PHOENIX — House Speaker Rusty Bowers warned Tuesday he won’t be pressured by Gov. Doug Ducey into approving a drought contingency plan, which lawmakers have yet to see, by a Jan. 31 deadline.
Bowers told Capitol Media Services that the governor made a big show of announcing on Monday and again Tuesday the number of days that remain ahead of the deadline set by Brenda Burman, Reclamation Bureau commissioner, for Arizona to adopt its plan for dealing with the shortage of Lake Mead water.
But he said Ducey’s message isn’t directed to the public.
“It’s for me,” Bowers said. “But I don’t have what I need to give to my people.”
Bottom line, Bowers said, is if he does not get actual language of the agreement by Wednesday, “I’m adding a day.” And if there’s no language on Thursday, add another day to that. And so on, he said.

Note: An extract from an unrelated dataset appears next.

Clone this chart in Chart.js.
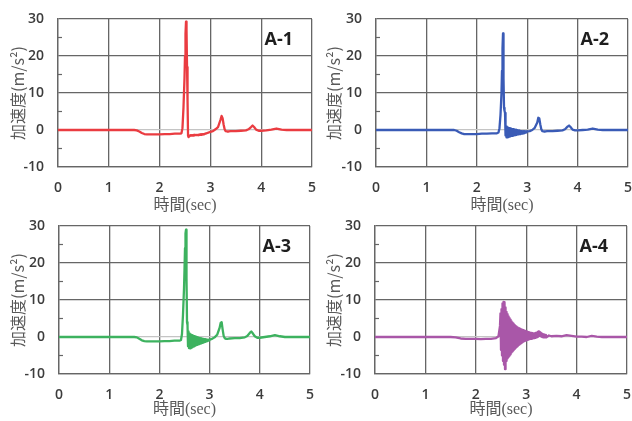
<!DOCTYPE html>
<html lang="ja">
<head>
<meta charset="utf-8">
<title>加速度波形 A-1〜A-4</title>
<script src="https://cdn.jsdelivr.net/npm/chart.js@4.4.1/dist/chart.umd.min.js"></script>
<style>
  html, body { margin: 0; padding: 0; background: #fff; }
  #wrap { position: relative; width: 632px; height: 421px; overflow: hidden; }
  #wrap canvas { position: absolute; }
  #c1 { left: 0; top: 0; }
  #c2 { left: 316px; top: 0; }
  #c3 { left: 0; top: 214px; }
  #c4 { left: 316px; top: 214px; }
</style>
</head>
<body>
<div id="wrap">
  <canvas id="c1" width="316" height="214"></canvas>
  <canvas id="c2" width="316" height="214"></canvas>
  <canvas id="c3" width="316" height="207"></canvas>
  <canvas id="c4" width="316" height="207"></canvas>
</div>
<script>
// time axis shared by A-1..A-3 (sec), dense around the impact
const timeMain = [
  0, 0.5, 1.0, 1.5, 1.55, 1.6, 1.65, 1.7, 1.75, 1.8, 1.9, 2.0, 2.1, 2.2, 2.3, 2.4,
  2.43, 2.45, 2.47, 2.49,
  2.50, 2.51, 2.52, 2.53, 2.54, 2.55, 2.56, 2.57, 2.58, 2.59,
  2.60, 2.61, 2.62, 2.63, 2.64, 2.65, 2.66, 2.67, 2.68, 2.69,
  2.70, 2.71, 2.72, 2.73, 2.74, 2.75, 2.76, 2.77, 2.78, 2.79,
  2.80, 2.81, 2.82, 2.83, 2.84, 2.85, 2.86, 2.87, 2.88, 2.89,
  2.90, 2.91, 2.92, 2.93, 2.94, 2.95, 2.96, 2.97, 2.98, 2.99,
  3.00, 3.05, 3.1, 3.15, 3.2, 3.22, 3.24, 3.26, 3.28, 3.3,
  3.33, 3.36, 3.4, 3.5, 3.6, 3.7, 3.75, 3.8, 3.83, 3.86,
  3.9, 3.95, 4.0, 4.1, 4.2, 4.3, 4.4, 4.5, 4.75, 5.0
];

// acceleration (m/s2)
const accelA1 = [
  0, 0, 0, 0, -0.1, -0.4, -0.8, -1.1, -1.2, -1.2, -1.2, -1.2, -1.1, -1.1, -1.0, -1.0,
  -0.9, 0.5, 6, 14,
  20, 26, 29.3, 27, 17, 8, -1.5, -1.9, -1.7, -1.5,
  -1.5, -1.4, -1.5, -1.4, -1.5, -1.4, -1.4, -1.5, -1.3, -1.4,
  -1.4, -1.3, -1.4, -1.3, -1.4, -1.3, -1.3, -1.4, -1.3, -1.3,
  -1.2, -1.3, -1.2, -1.3, -1.2, -1.2, -1.1, -1.2, -1.1, -1.1,
  -1.0, -1.0, -0.9, -0.9, -0.8, -0.8, -0.7, -0.7, -0.6, -0.6,
  -0.5, -0.3, 0.2, 0.8, 2.8, 3.8, 3.2, 1.5, 0.2, -0.3,
  -0.4, -0.4, -0.3, -0.3, -0.2, -0.1, 0.2, 0.8, 1.2, 0.8,
  0.1, -0.2, -0.2, -0.1, 0.1, 0.4, 0.1, 0, 0, 0
];

const accelA2 = [
  0, 0, 0, 0, 0, -0.2, -0.6, -0.9, -1.1, -1.1, -1.1, -1.1, -1.0, -1.0, -0.9, -0.9,
  -0.7, 0.5, 4, 10,
  16, 22, 26.1, 14, 6, 5.2, 4.6, -1.5, 1.0, -2.0,
  0.8, -2.0, 0.6, -1.9, 0.5, -1.8, 0.4, -1.7, 0.3, -1.6,
  0.2, -1.6, 0.2, -1.5, 0.1, -1.4, 0.0, -1.4, 0.0, -1.3,
  -0.1, -1.2, -0.2, -1.2, -0.2, -1.1, -0.3, -1.1, -0.3, -1.0,
  -0.4, -1.0, -0.4, -0.9, -0.4, -0.8, -0.4, -0.7, -0.4, -0.6,
  -0.4, -0.3, 0.0, 0.6, 2.0, 3.3, 3.1, 1.5, 0.2, -0.3,
  -0.4, -0.4, -0.3, -0.3, -0.2, -0.1, 0.2, 0.9, 1.2, 0.8,
  0.1, -0.1, -0.1, 0.0, 0.1, 0.4, 0.1, 0, 0, 0
];

const accelA3 = [
  0, 0, 0, 0, -0.1, -0.5, -0.9, -1.1, -1.2, -1.2, -1.2, -1.2, -1.1, -1.1, -1.0, -1.0,
  -0.8, 0.8, 6, 13,
  18, 24, 28, 29.0, 16, 4, 3.2, -2.5, 1.5, -3.0,
  1.0, -3.1, 0.8, -2.9, 0.6, -2.8, 0.4, -2.6, 0.3, -2.5,
  0.2, -2.3, 0.1, -2.2, 0.0, -2.1, -0.1, -2.0, -0.2, -1.9,
  -0.3, -1.8, -0.3, -1.7, -0.4, -1.6, -0.5, -1.5, -0.5, -1.4,
  -0.6, -1.3, -0.6, -1.2, -0.7, -1.1, -0.7, -1.0, -0.7, -0.9,
  -0.7, -0.5, -0.1, 0.6, 2.5, 3.8, 4.0, 2.0, 0.3, -0.3,
  -0.5, -0.5, -0.4, -0.3, -0.3, -0.1, 0.3, 1.1, 1.5, 1.0,
  0.2, -0.2, -0.2, 0.0, 0.2, 0.5, 0.2, 0, 0, 0
];

// A-4 rings for a while after the hit, so it gets its own finer time base
const timeA4 = [
  0, 0.5, 1.0, 1.5, 1.6, 1.7, 1.8, 1.9, 2.0, 2.1, 2.2, 2.3, 2.4, 2.45, 2.48,
  2.49,
  2.50, 2.51, 2.52, 2.53, 2.54, 2.55, 2.56, 2.57, 2.58, 2.59,
  2.60, 2.61, 2.62, 2.63, 2.64, 2.65, 2.66, 2.67, 2.68, 2.69,
  2.70, 2.71, 2.72, 2.73, 2.74, 2.75, 2.76, 2.77, 2.78, 2.79,
  2.80, 2.81, 2.82, 2.83, 2.84, 2.85, 2.86, 2.87, 2.88, 2.89,
  2.90, 2.91, 2.92, 2.93, 2.94, 2.95, 2.96, 2.97, 2.98, 2.99,
  3.00, 3.01, 3.02, 3.03, 3.04, 3.05, 3.06, 3.07, 3.08, 3.09,
  3.10, 3.11, 3.12, 3.13, 3.14, 3.15, 3.16, 3.17, 3.18, 3.19,
  3.20, 3.21, 3.22, 3.23, 3.24, 3.25, 3.26, 3.27, 3.28, 3.29,
  3.30, 3.31, 3.32, 3.33, 3.34, 3.35, 3.36, 3.37, 3.38, 3.39,
  3.40,
  3.45, 3.5, 3.6, 3.7, 3.8, 3.9, 4.0, 4.1, 4.2, 4.3, 4.4, 4.5, 4.75, 5.0
];

const accelA4 = [
  0, 0, 0, 0, -0.1, -0.4, -0.5, -0.5, -0.5, -0.6, -0.5, -0.5, -0.3, 0.2, 3.0,
  6.4,
  -3.5, 7.5, -5.0, 9.1, -6.5, 9.5, -7.5, 9.4, -8.7, 8.0,
  -6.5, 6.8, -5.8, 6.2, -5.4, 5.6, -5.1, 5.1, -4.7, 4.7,
  -4.2, 4.2, -3.9, 3.9, -3.6, 3.6, -3.3, 3.3, -3.0, 3.0,
  -2.7, 2.8, -2.5, 2.6, -2.2, 2.4, -2.0, 2.3, -1.8, 2.1,
  -1.6, 2.0, -1.4, 1.9, -1.2, 1.8, -1.1, 1.7, -1.0, 1.6,
  -0.9, 1.5, -0.8, 1.4, -0.7, 1.3, -0.6, 1.2, -0.5, 1.1,
  -0.5, 1.1, -0.4, 1.0, -0.3, 1.0, -0.3, 1.0, -0.2, 1.1,
  -0.1, 1.2, 0.0, 1.4, 0.3, 1.5, 0.4, 1.4, 0.3, 1.2,
  0.1, 1.0, 0.0, 0.8, -0.1, 0.7, -0.1, 0.6, -0.1, 0.6,
  -0.1,
  0.4, 0.2, 0.3, 0.2, 0.5, 0.3, 0.1, 0.1, 0.0, 0.3, 0.1, 0.0, 0.0, 0.0
];

const panelNames = ['A-1', 'A-2', 'A-3', 'A-4'];
const lineColors = ['#ea3c41', '#3a5bb6', '#3db25f', '#a957a8'];
const yTicksMinor = [-5, 5, 15, 25];

const xTitle = '時間(sec)';
const yTitle = '加速度(m/s²)';

const gridColor = '#666666';
const zeroColor = '#c4c4c4';
const tickColor = '#3c3c3c';
const titleColor = '#595959';

// panel label in the upper right + short inward ticks on the left edge
const panelTag = {
  id: 'panelTag',
  afterDraw(chart, args, opts) {
    const { ctx, chartArea, scales } = chart;
    ctx.save();
    ctx.strokeStyle = gridColor;
    ctx.lineWidth = 1.2;
    yTicksMinor.forEach(v => {
      const y = scales.y.getPixelForValue(v);
      ctx.beginPath();
      ctx.moveTo(chartArea.left, y);
      ctx.lineTo(chartArea.left + 4, y);
      ctx.stroke();
    });
    ctx.font = 'bold 18px "Open Sans"';
    ctx.fillStyle = '#1e1e1e';
    ctx.textAlign = 'right';
    ctx.textBaseline = 'middle';
    ctx.fillText(opts.text, chartArea.right - 19, chartArea.top + 21);
    ctx.restore();
  }
};

const makeChart = (id, idx, time, values, box) => {
  new Chart(document.getElementById(id), {
    type: 'line',
    data: {
      datasets: [{
        label: panelNames[idx],
        data: time.map((t, i) => ({ x: t, y: values[i] })),
        borderColor: lineColors[idx],
        borderWidth: 2.3,
        borderJoinStyle: 'round',
        pointRadius: 0,
        tension: 0,
        fill: false
      }]
    },
    options: {
      responsive: false,
      animation: false,
      devicePixelRatio: 1,
      layout: { padding: { top: box.top, right: box.right, left: 0, bottom: 0 } },
      plugins: {
        legend: { display: false },
        tooltip: { enabled: false },
        panelTag: { text: panelNames[idx] }
      },
      scales: {
        x: {
          type: 'linear',
          min: 0,
          max: 5,
          afterFit: s => { s.height = box.xAxis; s.paddingLeft = 0; s.paddingRight = 0; },
          ticks: {
            stepSize: 1,
            padding: 12.5,
            color: tickColor,
            font: { family: '"Open Sans"', size: 14, weight: '600' }
          },
          grid: { color: gridColor, lineWidth: 1.3, drawTicks: false },
          border: { color: gridColor, width: 1.3 },
          title: {
            display: true,
            text: xTitle,
            color: titleColor,
            font: { family: '"Liberation Serif", "Noto Sans CJK JP"', size: 16, lineHeight: 1 },
            padding: { top: 0, bottom: box.xTitlePad }
          }
        },
        y: {
          min: -10,
          max: 30,
          afterFit: s => { s.width = box.yAxis; s.paddingTop = 0; s.paddingBottom = 0; },
          ticks: {
            stepSize: 10,
            padding: 14,
            color: tickColor,
            font: { family: '"Open Sans"', size: 14, weight: '600' }
          },
          grid: {
            color: c => (c.tick && c.tick.value === 0 ? zeroColor : gridColor),
            lineWidth: 1.3,
            drawTicks: false
          },
          border: { color: gridColor, width: 1.3 },
          title: {
            display: true,
            text: yTitle,
            color: titleColor,
            font: { family: '"Noto Sans CJK JP"', size: 16, lineHeight: 1 },
            padding: { top: 10, bottom: 0 }
          }
        }
      }
    },
    plugins: [panelTag]
  });
};

makeChart('c1', 0, timeMain, accelA1, { top: 19, right: 4, yAxis: 58, xAxis: 47, xTitlePad: 0 });
makeChart('c2', 1, timeMain, accelA2, { top: 19, right: 4, yAxis: 60, xAxis: 47, xTitlePad: 0 });
makeChart('c3', 2, timeMain, accelA3, { top: 12, right: 6, yAxis: 59, xAxis: 47, xTitlePad: 3.5 });
makeChart('c4', 3, timeA4, accelA4, { top: 12, right: 5, yAxis: 59, xAxis: 47, xTitlePad: 3.5 });
</script>
</body>
</html>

“I have an obligation, as the speaker of the House, to my membership and to our constituents,” the Mesa Republican said. “We are not going to act without knowing what we do.”
He said Ducey is “going along … with the demand for a showdown” with the feds.
It’s not just Bowers who is balking. Senate Minority Leader David Bradley, a Tucson Democrat, made it clear lawmakers won’t be stampeded into adopting something just to meet the Jan. 31 deadline.
“While the DCP (drought contingency plan) steering committee has spent months in delicate negotiations, the legislative language needs to be before our members and the stakeholders we represent as soon as possible to allow time for evaluation,” Bradley said.
“The Jan. 31st deadline is crystal clear,” he said. “But it should be equally clear that approval from the Legislature is not to be taken for granted.”
The warnings come as Pinal County farmers are demanding specific written assurances in any final plan that they will get the water they’re being promised. They also want money to drill new wells to make up for some of what they will lose in Colorado River water.
Rep. David Cook, R-Globe, said the Pinal County farmers he represents have no problem with reaching a deal, even with a sharp cut in Colorado River water deliveries and being forced to let 30 percent to 40 percent of their land go fallow.
“We need the assurances of the agricultural community that we’re just not entering into an agreement that can be changed or altered later on and the water not delivered,” he said Tuesday.
Less clear is how much power the farmers have to get what they want.
In a 2004 deal, which also settled Indian water rights, the farmers agreed to give up their claim to Colorado River water by 2030. That, however, was before projections that Lake Mead will reach critical levels next year, forcing cutbacks.
Complicating matters is Arizona’s own limited bargaining power. Other multi-state agreements make Arizona a junior partner in dividing up the water, part of the deal state officials cut to get federal dollars for the Central Arizona Project.
Former Gov. Bruce Babbitt sought to bring that point home at a news conference called Tuesday by Ducey to try to show bipartisan support for the plan.
“There are eight other parties, looking at this resource, ready to go to war and to fight it out over their respective shares,” Babbitt said. The whole purpose of the drought contingency plan, which has been approved in other states, is there would be agreement on “who gets what from Lake Mead.”
Also clear, Ducey acknowledged, is that adopting this plan to deal with the imminent shortage of Colorado River water does little, if anything, to address whether Arizona will have sufficient water in 2050, when another 3 million residents are anticipated to live here.
“There are other technologies and innovations that we can bring to solve our water issue,” Ducey said, though he provided no specifics.
The plan doesn’t include any requirement for individual Arizonans to conserve water. Ducey said there will be separate discussions about “a culture of conservation” to educate Arizonans.